- **WHAT YOU ARE ASKED TO DO**
Look below for the line with "Rebuild this chart" and the line with "from matplotlib.lines import Line2D"; repeat exactly those two lines and all lines between them, but no pictures.

○ ○ ○

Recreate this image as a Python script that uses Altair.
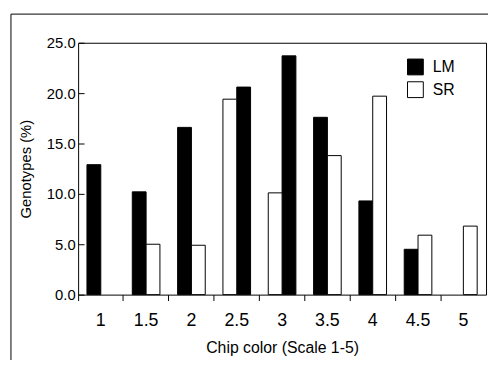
import altair as alt
import pandas as pd

categories = ["1", "1.5", "2", "2.5", "3", "3.5", "4", "4.5", "5"]
lm_values = [12.9, 10.2, 16.6, 20.6, 23.7, 17.6, 9.3, 4.5, 0.0]
sr_values = [0.0, 5.0, 4.9, 19.4, 10.1, 13.8, 19.7, 5.9, 6.8]
sr_first = ["2.5", "3"]  # categories where the SR bar is drawn left of LM
y_ticks = [0, 5, 10, 15, 20, 25]

rows = []
for c, lm, sr in zip(categories, lm_values, sr_values):
    swap = c in sr_first
    rows.append({"cat": c, "series": "LM", "value": lm, "slot": 1 if swap else 0})
    rows.append({"cat": c, "series": "SR", "value": sr, "slot": 0 if swap else 1})
df = pd.DataFrame(rows)

W, H = 413, 255
FONT = "Liberation Sans"

x_enc = alt.X("cat:N", sort=categories,
              scale=alt.Scale(paddingInner=0, paddingOuter=0),
              axis=alt.Axis(title="Chip color (Scale 1-5)", labelAngle=0,
                            bandPosition=0, tickSize=6, tickColor="black",
                            domain=False, labelFontSize=18, labelColor="black",
                            labelPadding=11, titleFontSize=16, titleFontWeight="normal",
                            titleColor="black", titlePadding=11, grid=False,
                            labelFont=FONT, titleFont=FONT))
xoff = alt.XOffset("slot:O", scale=alt.Scale(domain=[0, 1], paddingOuter=0.64, paddingInner=0))
y_scale = alt.Scale(domain=[0, 25], nice=False)

bars = alt.Chart(df).transform_filter("datum.value > 0").mark_bar(
    stroke="black", strokeWidth=1
).encode(
    x=x_enc,
    xOffset=xoff,
    y=alt.Y("value:Q", scale=y_scale,
            axis=alt.Axis(title="Genotypes (%)", values=y_ticks, format=".1f",
                          ticks=False, domain=False, grid=False, labelFontSize=15,
                          labelColor="black", labelPadding=3, titleFontSize=15,
                          titleFontWeight="normal", titleColor="black",
                          titlePadding=13, labelFont=FONT, titleFont=FONT)),
    color=alt.Color("series:N", scale=alt.Scale(domain=["LM", "SR"], range=["black", "white"]),
                    legend=alt.Legend(title=None, orient="none", legendX=333, legendY=16,
                                      symbolType="square", symbolSize=256,
                                      symbolStrokeColor="black", symbolStrokeWidth=1,
                                      labelFontSize=16, labelColor="black", labelFont=FONT,
                                      labelOffset=9, rowPadding=2)),
)

inner_ticks = alt.Chart(df).mark_bar(opacity=0).encode(
    x=x_enc,
    xOffset=xoff,
    y=alt.Y("value:Q", scale=y_scale,
            axis=alt.Axis(title=None, orient="right", offset=-W, values=y_ticks,
                          labels=False, domain=False, grid=False, tickSize=6,
                          tickColor="black")),
)

border = alt.Chart(pd.DataFrame({"a": [0]})).mark_rect(
    fill=None, stroke="black", strokeWidth=1, clip=False
).encode(x=alt.value(-68), y=alt.value(-29), x2=alt.value(W + 40), y2=alt.value(H + 120))

chart = alt.layer(bars, inner_ticks, border).resolve_axis(y="independent").properties(
    width=W, height=H,
    background="white",
    autosize=alt.AutoSizeParams(type="none"),
    padding={"left": 71, "top": 33, "right": 2, "bottom": 64},
).configure_view(stroke="black", strokeWidth=1)

chart.save("out.html", embed_options={"renderer": "svg", "actions": False})
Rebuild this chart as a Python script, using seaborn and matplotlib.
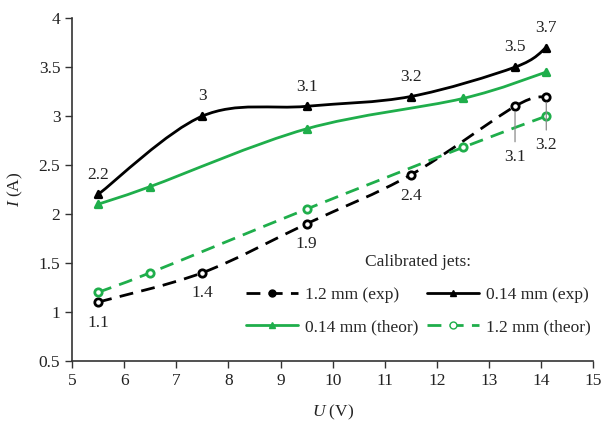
import numpy as np
import matplotlib
matplotlib.use("Agg")
import matplotlib.pyplot as plt
import seaborn as sns
from matplotlib.path import Path
from matplotlib.patches import PathPatch
from matplotlib.lines import Line2D

# data
u_exp = [5.5, 7.5, 9.5, 11.5, 13.5, 14.1]
i_014_exp = [2.2, 3.0, 3.1, 3.2, 3.5, 3.7]
i_12_exp = [1.1, 1.4, 1.9, 2.4, 3.1, 3.2]

u_theor = [5.5, 6.5, 9.5, 12.5, 14.1]
i_014_theor = [2.1, 2.28, 2.87, 3.18, 3.45]
i_12_theor = [1.2, 1.4, 2.05, 2.68, 3.0]

lab_014_exp = ["2.2", "3", "3.1", "3.2", "3.5", "3.7"]
lab_12_exp = ["1.1", "1.4", "1.9", "2.4", "3.1", "3.2"]

green = "#1fae4b"

sns.set_theme(style="white")
plt.rcParams['font.family'] = ['Liberation Serif', 'DejaVu Serif']
plt.rcParams['mathtext.fontset'] = 'custom'
plt.rcParams['mathtext.rm'] = 'Liberation Serif'
plt.rcParams['mathtext.it'] = 'Liberation Serif:italic'

fig = plt.figure(figsize=(6.01, 4.23), dpi=100)
ax = fig.add_axes([0.12, 0.147, 0.867, 0.81])


def smooth_path(x, y):
    # excel-like smoothed line as bezier segments through the points
    pts = np.column_stack([x, y]).astype(float)
    n = len(pts)
    verts = [pts[0]]
    codes = [Path.MOVETO]
    for k in range(n - 1):
        p0 = pts[k - 1] if k > 0 else pts[k]
        p1 = pts[k]
        p2 = pts[k + 1]
        p3 = pts[k + 2] if k + 2 < n else pts[k + 1]
        c1 = p1 + (p2 - p0) / 6.0
        c2 = p2 - (p3 - p1) / 6.0
        verts += [c1, c2, p2]
        codes += [Path.CURVE4] * 3
    return Path(verts, codes)


def draw(x, y, color, ls, marker, mfc, label, s):
    ax.add_patch(PathPatch(smooth_path(x, y), fill=False, edgecolor=color,
                           lw=2, linestyle=ls, zorder=2,
                           capstyle='butt'))
    sns.scatterplot(x=x, y=y, ax=ax, marker=marker, s=s, color=mfc,
                    edgecolor=color, linewidth=2, zorder=3, legend=False)
    return Line2D([], [], color=color, lw=2, ls=ls, marker=marker,
                  mfc=mfc if marker == "o" and color != "black" else color,
                  mec=color, ms=5, label=label)


dash = (0, (5, 3))
h1 = draw(u_exp, i_12_exp, "black", dash, "o", "white", "1.2 mm (exp)", 28)
h2 = draw(u_exp, i_014_exp, "black", "-", "^", "black", "0.14 mm (exp)", 22)
h3 = draw(u_theor, i_014_theor, green, "-", "^", green, "0.14 mm (theor)", 22)
h4 = draw(u_theor, i_12_theor, green, dash, "o", "white", "1.2 mm (theor)", 28)

fs = 12.5
for x, y, t in zip(u_exp, i_014_exp, lab_014_exp):
    ax.text(x, y + 0.12, t, ha='center', va='bottom', fontsize=fs, color='#222222')

for x, y, t in list(zip(u_exp, i_12_exp, lab_12_exp))[:4]:
    ax.text(x, y - 0.13, t, ha='center', va='top', fontsize=fs, color='#222222')
# labels with leader lines
ax.annotate("3.1", xy=(13.5, 3.04), xytext=(13.5, 2.58), ha='center', va='center',
            fontsize=fs, color='#222222',
            arrowprops=dict(arrowstyle='-', color='#8a8a8a', lw=0.9, shrinkA=3, shrinkB=0))
ax.annotate("3.2", xy=(14.1, 3.14), xytext=(14.1, 2.7), ha='center', va='center',
            fontsize=fs, color='#222222',
            arrowprops=dict(arrowstyle='-', color='#8a8a8a', lw=0.9, shrinkA=3, shrinkB=0))

ax.set_xlim(5, 15)
ax.set_ylim(0.5, 4)
ax.set_xticks(range(5, 16))
ax.set_yticks([0.5, 1, 1.5, 2, 2.5, 3, 3.5, 4])
ax.set_yticklabels(["0.5", "1", "1.5", "2", "2.5", "3", "3.5", "4"])
sns.despine(ax=ax)
for s in ['left', 'bottom']:
    ax.spines[s].set_color('#333333')
    ax.spines[s].set_linewidth(1.2)
ax.tick_params(axis='both', direction='out', length=5, width=1, color='#333333',
               labelsize=fs, labelcolor='#222222', bottom=True, left=True)
ax.set_xlabel("$U$ (V)", fontsize=fs, color='#222222', labelpad=10)
ax.set_ylabel("$I$ (A)", fontsize=fs, color='#222222', labelpad=10)

leg = ax.legend(handles=[h1, h3, h2, h4], ncol=2, title="Calibrated jets:",
                loc='lower right', bbox_to_anchor=(1.025, 0.03), frameon=False,
                fontsize=fs, title_fontsize=fs, handlelength=3, columnspacing=0.5,
                handletextpad=0.4, labelspacing=0.9)
leg._legend_box.sep = 12

fig.savefig("out.png", dpi=100)
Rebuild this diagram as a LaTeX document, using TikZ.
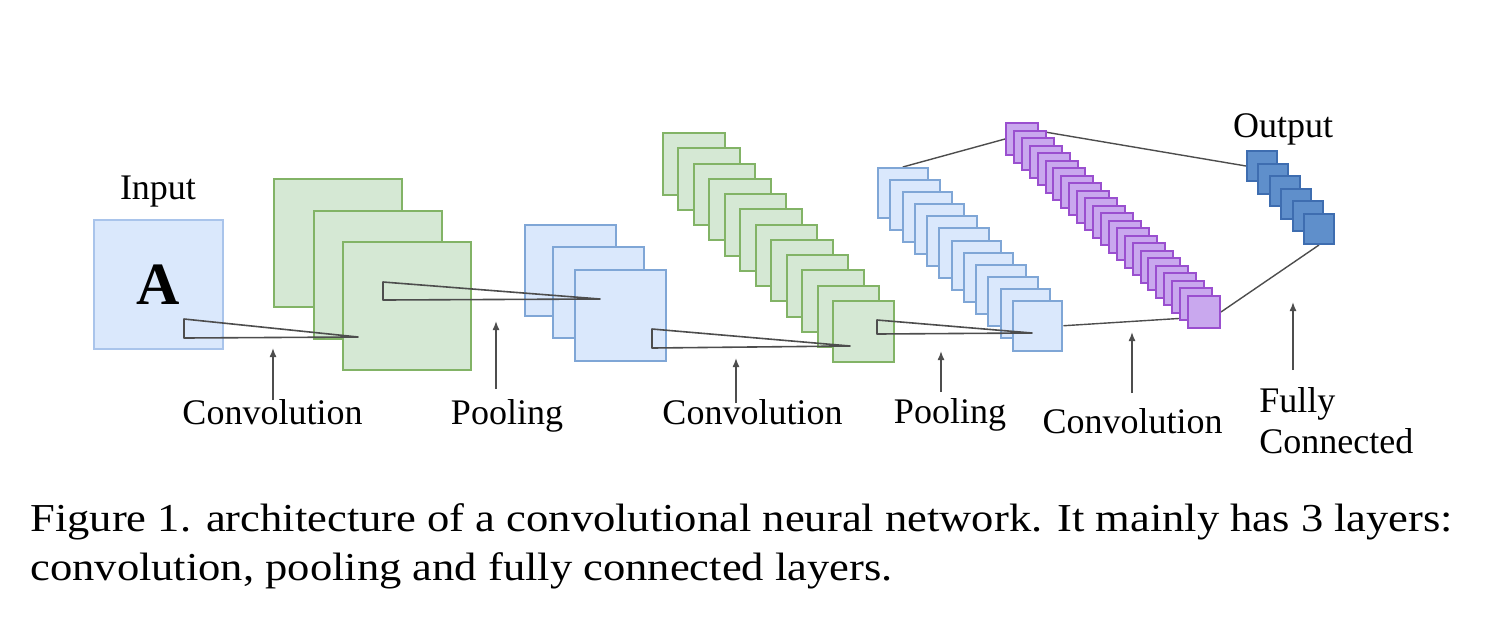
\documentclass[tikz,border=0pt]{standalone}
\usepackage{fontspec}
\setmainfont{Liberation Serif}
\newfontfamily\capfont[FakeStretch=1.125]{Liberation Serif}
\usetikzlibrary{arrows.meta,backgrounds}

\definecolor{inblue}{HTML}{A9C4EB}
\definecolor{inbluefill}{HTML}{DAE8FC}
\definecolor{poolblue}{HTML}{7FA6D6}
\definecolor{poolbluefill}{HTML}{DAE8FC}
\definecolor{convgreen}{HTML}{82B366}
\definecolor{convgreenfill}{HTML}{D5E8D4}
\definecolor{deeppurple}{HTML}{9A4FCF}
\definecolor{deeppurplefill}{HTML}{C9A8EE}
\definecolor{outblue}{HTML}{3E6DB0}
\definecolor{outbluefill}{HTML}{5F8FCB}
\definecolor{linkgray}{HTML}{4D4D4D}

\tikzset{
  map/.style={rectangle,inner sep=0pt,anchor=north west,line width=1pt,
    minimum width=#1,minimum height=#1},
  inmap/.style={map=#1,draw=inblue,fill=inbluefill},
  poolmap/.style={map=#1,draw=poolblue,fill=poolbluefill},
  convmap/.style={map=#1,draw=convgreen,fill=convgreenfill},
  deepmap/.style={map=#1,draw=deeppurple,fill=deeppurplefill},
  outmap/.style={map=#1,draw=outblue,fill=outbluefill},
  kernel/.style={draw=linkgray,line width=0.8pt,line join=round},
  link/.style={draw=linkgray,line width=0.7pt},
  uparrow/.style={draw=linkgray,line width=0.7pt,-{Latex[length=4.5pt,width=3.5pt]}},
  layername/.style={font=\fontsize{18}{21}\selectfont,inner sep=0pt},
  caption/.style={font=\capfont\fontsize{19.8}{24.5}\selectfont,inner sep=0pt,anchor=base west},
}

\begin{document}
\begin{tikzpicture}[x=0.5pt,y=-0.5pt]
  \useasboundingbox (0,0) rectangle (1490,634);

  % input image
  \node[inmap=64.5pt] (input) at (93,219) {};
  \node[font=\fontsize{30}{30}\selectfont\bfseries] (letter) at (input.center) {A};
  \node[layername,anchor=base] (input label) at (158,199) {Input};

  % first convolution
  \node[convmap=64pt] (ca0) at (273,178) {};
  \node[convmap=64pt] (ca1) at (313,210) {};
  \node[convmap=64pt] (ca2) at (342,241) {};

  % first pooling
  \node[poolmap=45.5pt] (pa0) at (524,224) {};
  \node[poolmap=45.5pt] (pa1) at (552,246) {};
  \node[poolmap=45.5pt] (pa2) at (574,269) {};

  % second convolution
  \foreach \i in {0,...,11}
    \node[convmap=30.75pt] (cb\i) at ({662+15.45*\i},{132+15.27*\i}) {};

  % second pooling
  \foreach \i in {0,...,11}
    \node[poolmap=24.75pt] (pb\i) at ({877+12.27*\i},{167+12.09*\i}) {};

  % third convolution
  \foreach \i in {0,...,23}
    \node[deepmap=16pt] (cc\i) at ({1005+7.913*\i},{122+7.52*\i}) {};

  % output
  \foreach \i in {0,...,5}
    \node[outmap=15pt] (out\i) at ({1246+11.4*\i},{150+12.6*\i}) {};
  \node[layername,anchor=base] (output label) at (1283,137) {Output};

  % kernels
  \coordinate (k1 top) at (184,319);
  \coordinate (k1 tip) at (358,337);
  \coordinate (k1 bot) at (184,338);
  \coordinate (k2 top) at (383,282);
  \coordinate (k2 tip) at (600,299);
  \coordinate (k2 bot) at (383,300);
  \coordinate (k3 top) at (652,329);
  \coordinate (k3 tip) at (850,346);
  \coordinate (k3 bot) at (652,348);
  \coordinate (k4 top) at (877,320);
  \coordinate (k4 tip) at (1032,333);
  \coordinate (k4 bot) at (877,334);
  \foreach \k in {1,2,3,4}
    \draw[kernel] (k\k\space top) -- (k\k\space tip) -- (k\k\space bot) -- cycle;

  % fully connected links
  \begin{scope}[on background layer]
    \draw[link] (pb0.north) -- (cc0.west);
    \draw[link] ([yshift=4pt]cc0.east) -- (out0.west);
    \draw[link] (pb11.east) -- ([yshift=-3pt]cc23.west);
    \draw[link] (cc23.east) -- (out5.south);
  \end{scope}

  % layer names
  \node[layername,anchor=base] (conv a) at (272.5,424) {Convolution};
  \node[layername,anchor=base] (pool a) at (507,424) {Pooling};
  \node[layername,anchor=base] (conv b) at (752.5,424) {Convolution};
  \node[layername,anchor=base] (pool b) at (950,423) {Pooling};
  \node[layername,anchor=base] (conv c) at (1132.5,433) {Convolution};
  \node[layername,anchor=base west] (fc a) at (1259,412) {Fully};
  \node[layername,anchor=base west] (fc b) at (1259,453) {Connected};

  % pointers
  \foreach \n/\x/\b/\t in {1/273/400/348,2/496/389/321,3/736/403/358,
                           4/941/392/351,5/1132/393/332,6/1293/370/302} {
    \coordinate (tail \n) at (\x,\b);
    \coordinate (head \n) at (\x,\t);
    \draw[uparrow] (tail \n) -- (head \n);
  }

  % caption
  \node[caption] (cap1) at (30,531)
    {Figure 1. architecture of a convolutional neural network. It mainly has 3 layers:};
  \node[caption] (cap2) at (30,580)
    {convolution, pooling and fully connected layers.};
\end{tikzpicture}
\end{document}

○ ○ ○

- **SOLUTION**
Rebuild this chart as a Python script, using seaborn and matplotlib.
import numpy as np
import matplotlib
matplotlib.use("Agg")
import matplotlib.pyplot as plt
import seaborn as sns
from matplotlib.path import Path
from matplotlib.patches import PathPatch
from matplotlib.lines import Line2D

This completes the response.